Acho, inclusive, curioso, que no início do livro, o autor tem uma nota na qual ele diz que as crianças (do século 19) poderiam ver essas histórias de marujos como algo do passado, isso é bem irônico se a gente for pensar que em pleno século 21 Piratas do Caribe foi um fenômeno e One Piece segue há vinte anos lançando seus infinitos episódios, e os dois bebem da mesma fonte que todos sabemos qual é.
Agora vamos ao livro em si: ele é uma delícia de ler. A leitura é rápida, os capítulos são curtos e o estilo de folhetim te faz não querer largar, porque os ganchos são muito bem articulados. O grande foco aqui são as intrigas humanas entre os membros de uma tripulação e a trama corre cheia de motins, traições, lutas, tesouros escondidos e viagens perigosas no mar.
A ambientação é imersiva, a ilha e os barcos são vivos nas páginas e Stevenson consegue provocar os mais variados sentimentos no leitor. Você fica curioso, depois tenso, depois empolgado, depois chocado: tudo junto. Os personagens são muito bons, especialmente o próprio Jim, que é um protagonista impulsivo, corajoso e decidido que sabe tocar muito bem a trama e funciona como um ótimo narrador, pelo qual a gente torce e teme pela vida.
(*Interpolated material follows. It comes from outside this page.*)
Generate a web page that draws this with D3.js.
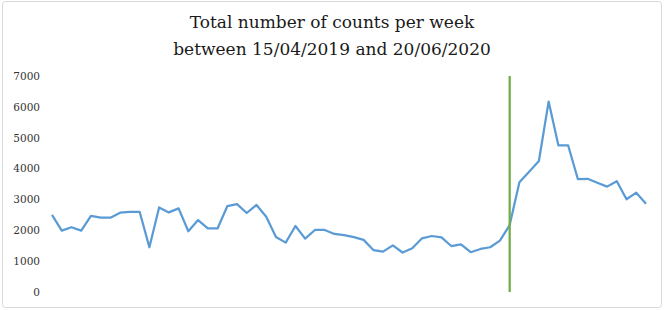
<!DOCTYPE html>
<html>
<head>
<meta charset="utf-8">
<script src="https://cdn.jsdelivr.net/npm/d3@7"></script>
<style>
  html, body { margin: 0; padding: 0; background: #fff; }
  #chart { width: 664px; height: 310px; }
  .chart-title { font-family: "DejaVu Serif", serif; font-size: 17px; fill: #1a1a1a; }
  .y-axis text { font-family: "DejaVu Serif", serif; font-size: 10.5px; fill: #333; }
</style>
</head>
<body>
<div id="chart"></div>
<script>
/* global d3 */

const TITLE_LINES = ["Total number of counts per week", "between 15/04/2019 and 20/06/2020"];
const Y_TICKS = [0, 1000, 2000, 3000, 4000, 5000, 6000, 7000];
const COUNTS = [
  2500, 1990, 2100, 1990, 2470, 2410, 2410, 2570, 2600, 2600,
  1450, 2740, 2580, 2710, 1970, 2330, 2060, 2060, 2780, 2850,
  2560, 2820, 2440, 1780, 1600, 2140, 1730, 2010, 2010, 1880,
  1840, 1780, 1690, 1360, 1310, 1510, 1280, 1420, 1740, 1815,
  1770, 1490, 1545, 1290, 1395, 1450, 1665, 2170, 3560, 3900,
  4245, 6170, 4755, 4755, 3660, 3670, 3540, 3415, 3590, 3005,
  3220, 2860,
];
const MARKER_WEEK = 47;

const COLORS = { line: "#5b9bd5", marker: "#70ad47", border: "#d9d9d9" };

const width = 664;
const height = 310;

const svg = d3.select("#chart")
  .append("svg")
  .attr("width", width)
  .attr("height", height);

svg.append("rect")
  .attr("x", 2.5).attr("y", 1.5)
  .attr("width", 659).attr("height", 306)
  .attr("rx", 3)
  .attr("fill", "#fff")
  .attr("stroke", COLORS.border);

const title = svg.append("text")
  .attr("class", "chart-title")
  .attr("text-anchor", "middle");
TITLE_LINES.forEach((line, i) => {
  title.append("tspan").attr("x", 332).attr("y", 28 + i * 27).text(line);
});

const x = d3.scalePoint()
  .domain(d3.range(COUNTS.length))
  .range([52, 646]);

const y = d3.scaleLinear().domain([0, 7000]).range([292, 76]);

svg.append("g")
  .attr("class", "axis y-axis")
  .attr("transform", "translate(40,0)")
  .call(d3.axisLeft(y).tickValues(Y_TICKS).tickSize(0).tickPadding(0).tickFormat(d3.format("d")))
  .call((axis) => axis.select(".domain").remove());

svg.append("path")
  .datum(COUNTS)
  .attr("fill", "none")
  .attr("stroke", COLORS.line)
  .attr("stroke-width", 2.25)
  .attr("stroke-linejoin", "round")
  .attr("d", d3.line().x((d, i) => x(i)).y((d) => y(d)));

svg.append("line")
  .attr("x1", x(MARKER_WEEK)).attr("x2", x(MARKER_WEEK))
  .attr("y1", y(0)).attr("y2", y(7000))
  .attr("stroke", COLORS.marker)
  .attr("stroke-width", 2.25);
</script>
</body>
</html>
E o lendário John Silver, "o pirata mais pirata de todos". O Silver é fascinante, ele é gentil ao mesmo tempo que é perverso, mostra compaixão ao mesmo tempo que é traiçoeiro, é um cavalheiro ao mesmo tempo que é um criminoso. Como não gostar dele? Além disso, a relação dele com o Jim é interessantíssima, apesar de que eu ache que o autor pudesse ter investido mais nesse tópico. O Silver é imprevisível, você nunca sabe o que ele vai fazer, de que lado ele está e o que ele está pensando, funcionando ao mesmo tempo como um ótimo antagonista e, depois, como aliado.
Um destaque para as cenas de ação que são absurdas e estão entre as melhores que eu já li. As lutas são super tensas, você se importa com os personagens e tudo tem uma sensação de perigo iminente e urgência. Minha cena favorita é a luta no navio entre Jim e Israel Hands, caramba, aquilo é épico!Tudo é dinâmico, ágil e bem descrito, as frases se encaixam uma na outra com perfeição e te fazem se sentir dentro da cena, morrendo de medo do pior acontecer. Em alguns momentos eu realmente não sabia que rumos a história ia tomar, porque a sensação de desastre vai se tornando tão grande que você não tem certeza da sobrevivência dos personagens e isso faz toda a diferença.
Enfim, foi muito divertido ler a Ilha do Tesouro e conhecer as origens desse gênero que eu gosto tanto. Vou guardar pra sempre as sensações de desespero que esse livro me fez passar e a música Yo-ho-ho and a Bottle of Rum, que não sai da minha cabeça de jeito nenhum.